Universality is keen to make points about class in the UK, and very keen to be a novel about class. It is bewildering then how superficial its treatment of class in the UK is. The second chapter combines a dinner party hosted by Hannah, with flashbacks of Hannah’s life during lockdown. The passages that see Hannah abandoning her desperately held “cultural capital” as a journalist, and instead zoning out to Spotify at the end of the day after a shift at the store are the most interesting in the book, but the dinner party is a literary shambles, devoid of literary device, and falling back on characters regurgitating reactionary politics and barely constructed arguments. Judging by this novel, being upper class is now a mysterious thing that simply means you are wealthier, and have a far easier time finding work. It is true that class signifiers have become obscured, as Brown does observe, but there is a lot more to observe than the fact that some people go on expensive holidays. I found myself yearning for The Line of Beauty, Alan Hollinghurst’s 2004 Booker prize winner, an astoundingly well observed novel that captured a very particular era in English life.

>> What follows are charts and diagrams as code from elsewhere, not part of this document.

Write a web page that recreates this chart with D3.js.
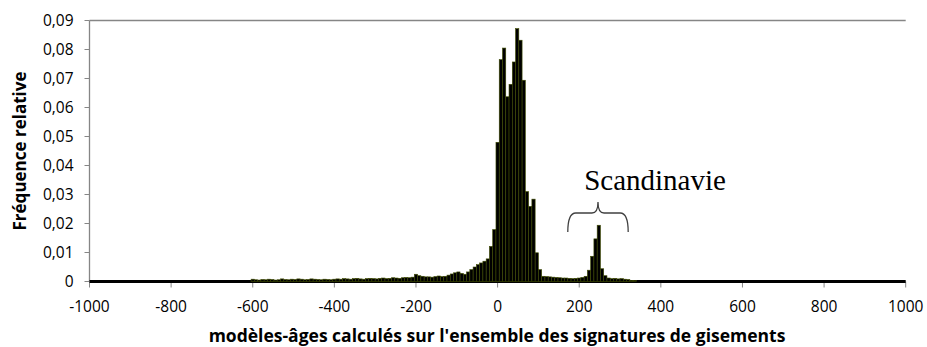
<!DOCTYPE html>
<html><head><meta charset="utf-8">
<script src="https://cdn.jsdelivr.net/npm/d3@7"></script>
<style>body{margin:0;background:#fff}svg{display:block}</style>
</head><body>
<svg id="c" width="927" height="347"></svg>
<script>
// ---- data ----
const binWidth = 8;
const binCenters = d3.range(-600, 481, 8); // category: bin centres
const freqA = [ // -600 .. -208
 0.0008,0.0006,0.0005,0.0007,0.0006,0.0008,0.0007,0.0005,0.0006,0.0009,
 0.0007,0.0006,0.0008,0.0007,0.0009,0.0008,0.0006,0.0007,0.0009,0.0008,
 0.0007,0.0006,0.0008,0.0007,0.0006,0.0008,0.0009,0.0008,0.0010,0.0009,
 0.0008,0.0010,0.0011,0.0009,0.0008,0.0010,0.0011,0.0010,0.0009,0.0011,
 0.0012,0.0010,0.0011,0.0013,0.0012,0.0011,0.0013,0.0014,0.0013,0.0015];
const freqB = [ // -200 .. -120
 0.0025,0.0020,0.0018,0.0016,0.0016,0.0015,0.0017,0.0019,0.0017,0.0018,0.0022];
const freqC = [ // -112 .. -32
 0.0026,0.0030,0.0033,0.0028,0.0025,0.0033,0.0041,0.0050,0.0058,0.0064,0.0070];
const freqD = [ // -24 .. 112
 0.0078,0.0121,0.0179,0.0480,0.0765,0.0805,0.0637,0.0680,0.0757,0.0872,
 0.0832,0.0694,0.0310,0.0259,0.0284,0.0099,0.0041,0.0018];
const freqE = [ // 120 .. 216
 0.0017,0.0016,0.0015,0.0014,0.0013,0.0012,0.0012,0.0011,0.0010,0.0011,0.0012,0.0014,0.0018];
const freqF = [ // 224 .. 264 (Scandinavie)
 0.0039,0.0087,0.0147,0.0194,0.0044,0.0020];
const freqG = [ // 272 .. 320
 0.0012,0.0010,0.0011,0.0009,0.0010,0.0008,0.0007];
const freqH = [ // 328 .. 480
 0.0004,0.0003,0,0,0,0,0,0,0,0,0,0,0,0,0,0,0,0,0,0];
const frequencies = [].concat(freqA,freqB,freqC,freqD,freqE,freqF,freqG,freqH);

const xTicks = [-1000,-800,-600,-400,-200,0,200,400,600,800,1000];
const yTicks = [0,0.01,0.02,0.03,0.04,0.05,0.06,0.07,0.08,0.09];
const xTitle = "modèles-âges calculés sur l'ensemble des signatures de gisements";
const yTitle = "Fréquence relative";
const annotation = "Scandinavie";
const annotRange = [172, 320];

// ---- chart ----
const svg = d3.select("#c");
const x = d3.scaleLinear().domain([-1000,1000]).range([89.5,905.7]);
const y = d3.scaleLinear().domain([0,0.09]).range([281.5,20.5]);
const fmt = v => v===0 ? "0" : d3.format(".2f")(v).replace(".", ",");
const font = "'Open Sans','Liberation Sans',sans-serif";

// top border
svg.append("line").attr("x1",x(-1000)).attr("x2",x(1000)).attr("y1",y(0.09)).attr("y2",y(0.09))
  .attr("stroke","#868686").attr("stroke-width",1.3);
// y axis
svg.append("line").attr("x1",x(-1000)).attr("x2",x(-1000)).attr("y1",y(0)).attr("y2",y(0.09))
  .attr("stroke","#868686").attr("stroke-width",1.3);
const yg = svg.append("g");
yTicks.forEach(t=>{
  yg.append("line").attr("x1",x(-1000)-5).attr("x2",x(-1000)).attr("y1",y(t)).attr("y2",y(t))
    .attr("stroke","#868686").attr("stroke-width",1);
  yg.append("text").attr("x",x(-1000)-16).attr("y",y(t)).attr("dy","0.36em")
    .attr("text-anchor","end").attr("font-family",font).attr("font-size",15.5).attr("fill","#000").text(fmt(t));
});
// x ticks
const xg = svg.append("g");
xTicks.forEach(t=>{
  xg.append("line").attr("x1",x(t)).attr("x2",x(t)).attr("y1",y(0)).attr("y2",y(0)+6)
    .attr("stroke","#868686").attr("stroke-width",1);
  xg.append("text").attr("x",x(t)).attr("y",312)
    .attr("text-anchor","middle").attr("font-family",font).attr("font-size",15.5).attr("fill","#000").text(t);
});
// axis line (thick black)
svg.append("line").attr("x1",x(-1000)).attr("x2",x(1000)).attr("y1",y(0)).attr("y2",y(0))
  .attr("stroke","#000").attr("stroke-width",3);

// bars
svg.append("g").selectAll("rect")
  .data(binCenters.map((c,i)=>({c, v: frequencies[i]})).filter(d=>d.v>0))
  .join("rect")
  .attr("x", d=>x(d.c - binWidth/2))
  .attr("width", d=>x(d.c + binWidth/2) - x(d.c - binWidth/2))
  .attr("y", d=>y(d.v))
  .attr("height", d=>y(0)-y(d.v))
  .attr("fill","#000")
  .attr("stroke","#3f4c00")
  .attr("stroke-width",0.6);

// annotation brace
const bx0 = x(annotRange[0]), bx1 = x(annotRange[1]), bm = (bx0+bx1)/2;
const yb = 232, yh = 213, yt = 202;
const p = d3.path();
p.moveTo(bx0, yb);
p.quadraticCurveTo(bx0, yh, bx0+8, yh);
p.lineTo(bm-6, yh);
p.quadraticCurveTo(bm, yh, bm, yt);
p.quadraticCurveTo(bm, yh, bm+6, yh);
p.lineTo(bx1-8, yh);
p.quadraticCurveTo(bx1, yh, bx1, yb);
svg.append("path").attr("d", p.toString()).attr("fill","none").attr("stroke","#404040").attr("stroke-width",1.3);
svg.append("text").attr("x", 655).attr("y", 190).attr("text-anchor","middle")
  .attr("font-family","'Liberation Serif','Times New Roman',serif").attr("font-size",29).attr("fill","#000").text(annotation);

// titles
svg.append("text").attr("x", 497).attr("y", 342).attr("text-anchor","middle")
  .attr("font-family",font).attr("font-weight","bold").attr("font-size",17.5).attr("fill","#000").text(xTitle);
svg.append("text").attr("transform","translate(26,151) rotate(-90)").attr("text-anchor","middle")
  .attr("font-family",font).attr("font-weight","bold").attr("font-size",17).attr("fill","#000").text(yTitle);
</script>
</body></html>
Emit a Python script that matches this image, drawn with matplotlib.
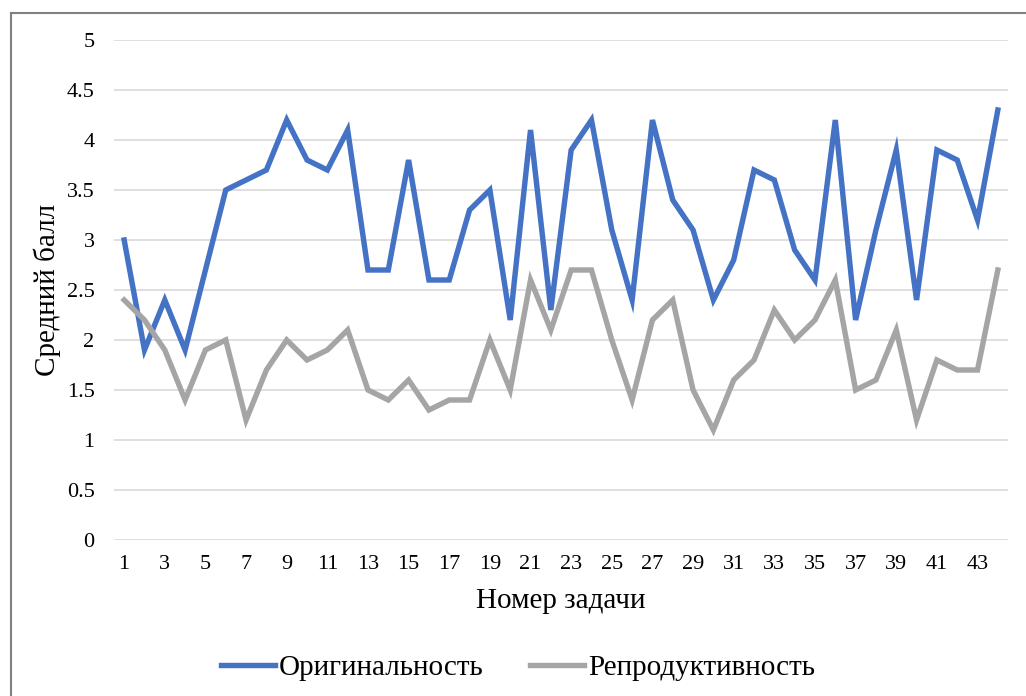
import matplotlib
matplotlib.use("Agg")
import matplotlib.pyplot as plt
from matplotlib.lines import Line2D

tasks = list(range(1, 45))
originality = [3.0, 1.9, 2.4, 1.9, 2.7, 3.5, 3.6, 3.7, 4.2, 3.8, 3.7, 4.1, 2.7, 2.7, 3.8,
               2.6, 2.6, 3.3, 3.5, 2.2, 4.1, 2.3, 3.9, 4.2, 3.1, 2.4, 4.2, 3.4, 3.1, 2.4,
               2.8, 3.7, 3.6, 2.9, 2.6, 4.2, 2.2, 3.1, 3.9, 2.4, 3.9, 3.8, 3.2, 4.3]
reproductivity = [2.4, 2.2, 1.9, 1.4, 1.9, 2.0, 1.2, 1.7, 2.0, 1.8, 1.9, 2.1, 1.5, 1.4, 1.6,
                  1.3, 1.4, 1.4, 2.0, 1.5, 2.6, 2.1, 2.7, 2.7, 2.0, 1.4, 2.2, 2.4, 1.5, 1.1,
                  1.6, 1.8, 2.3, 2.0, 2.2, 2.6, 1.5, 1.6, 2.1, 1.2, 1.8, 1.7, 1.7, 2.7]
yticks = [0, 0.5, 1, 1.5, 2, 2.5, 3, 3.5, 4, 4.5, 5]
ytick_labels = ["0", "0.5", "1", "1.5", "2", "2.5", "3", "3.5", "4", "4.5", "5"]
series_names = ["Оригинальность", "Репродуктивность"]

plt.rcParams['font.family'] = ['Liberation Serif', 'DejaVu Serif']

fig = plt.figure(figsize=(10.26, 6.96), dpi=100)
ax = fig.add_axes([114/1026, 1-540/696, (1008-114)/1026, 500/696])

blue = "#4472C4"
gray = "#A5A5A5"
ax.plot(tasks, originality, color=blue, lw=3.9, solid_joinstyle='miter', label=series_names[0])
ax.plot(tasks, reproductivity, color=gray, lw=3.9, solid_joinstyle='miter', label=series_names[1])

ax.set_xlim(0.5, 44.5)
ax.set_ylim(0, 5)
ax.set_yticks(yticks)
ax.set_yticklabels(ytick_labels)
ax.set_xticks(tasks[::2])
ax.set_xticklabels([str(t) for t in tasks[::2]])
ax.yaxis.grid(True, color="#D9D9D9", lw=1.2)
ax.set_axisbelow(True)
for s in ax.spines.values():
    s.set_visible(False)
ax.tick_params(axis='both', length=0, labelsize=16, colors="#000000")
ax.tick_params(axis='y', pad=14)
ax.tick_params(axis='x', pad=11)

ax.set_xlabel("Номер задачи", fontsize=21, labelpad=10)
ax.set_ylabel("Средний балл", fontsize=21, labelpad=4)

handles = [Line2D([0], [0], color=blue, lw=3.9), Line2D([0], [0], color=gray, lw=3.9)]
fig.legend(handles, series_names, loc='center', bbox_to_anchor=(0.505, 1-668/696),
           ncol=2, frameon=False, fontsize=21, handlelength=1.85, handletextpad=0.15,
           columnspacing=1.6)

# partial frame (top and left) as in reference
fig.add_artist(Line2D([11/1026, 11/1026], [0, 1-13/696], color="#808080", lw=1.5, transform=fig.transFigure))
fig.add_artist(Line2D([11/1026, 1], [1-13/696, 1-13/696], color="#808080", lw=1.5, transform=fig.transFigure))

fig.savefig("out.png", dpi=100)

It is one of the more tiresome features of modern intellectual life that we have to pay attention to the opinions fermenting in that bag of rotten apples that is the right wing. There is no avoiding the “intellectual dark web”, if we are going to understand the information and political landscape we are now navigating. It’s really terrible that this is the case because their ideas are bad and dangerous, but to top it off they are tedious as fuck. That, I think, Natasha Brown would be in agreement with me on. But the affection Brown finds for her antihero Lenny that at least earns her the final word feels bewilderingly unearned. The opinions are no less tedious and repulsive when Brown renders them. Then final confrontation, has Lenny expounding her tiresome politics, posturing cynically to a literary festival audience – who are inexplicably eating it up – as Martin makes desperate and pathetic attempts as her interviewer to skewer her.
Once again we are left with the challenge that the novel now faces to be relevant, and to deliver something that non-fiction cannot. If the novel’s climax had been recorded and put on youtube, I wouldn’t have even bothered watching it. I’m honestly asking myself what Brown thinks her own novel had amounted to by that point.